Re: Some syntax question
"Jacky" <jl@knight.com> schrieb im Newsbeitrag
news:Oj0Cu$0UHHA.1000@TK2MSFTNGP05.phx.gbl...
I quoted
"Initialization of a reference is trivial when the initializer is an
lvalue (an object whose
address you can take. The initializer for a "plain" T& must be an lvalue
of type T"
What exactly is the lvalue?
Basically, an l-value is something that can be used at the left side of an
assignment statement. For an exact definition, you have to consult the C++
standard. Also, it is not enough that a reference must be initialized with
an l-value.
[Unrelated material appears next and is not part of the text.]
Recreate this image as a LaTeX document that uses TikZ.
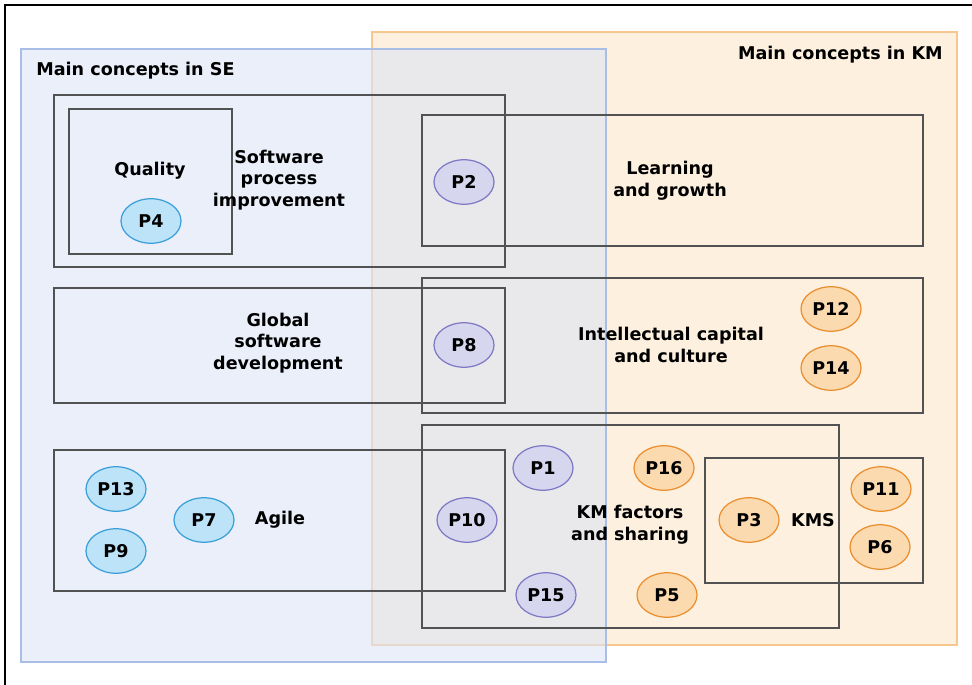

It must also be an l-value with a matching type.
int i;
int& ri = i; // fine, i is an l-value of type int, ri is a reference
to an int
double& rd = i; // error, i is not a double
Some ASCIIart may help :)
double &dr = 1; // error
You cannot assign a value to the number 1, so you cannot initialize a plain
reference with it.
const double& cdr = 1; //ok
This one is fine. Not because 1 suddenly is an l-value, but because cdr is
not a plain reference. It is a const reference (a reference to a constant
object). The compiler is supposed to create a temporary object, initialize
it with 1 and bind the reference to that temporary. However, only const
references can be bound to temporary objects.
HTH
Heinz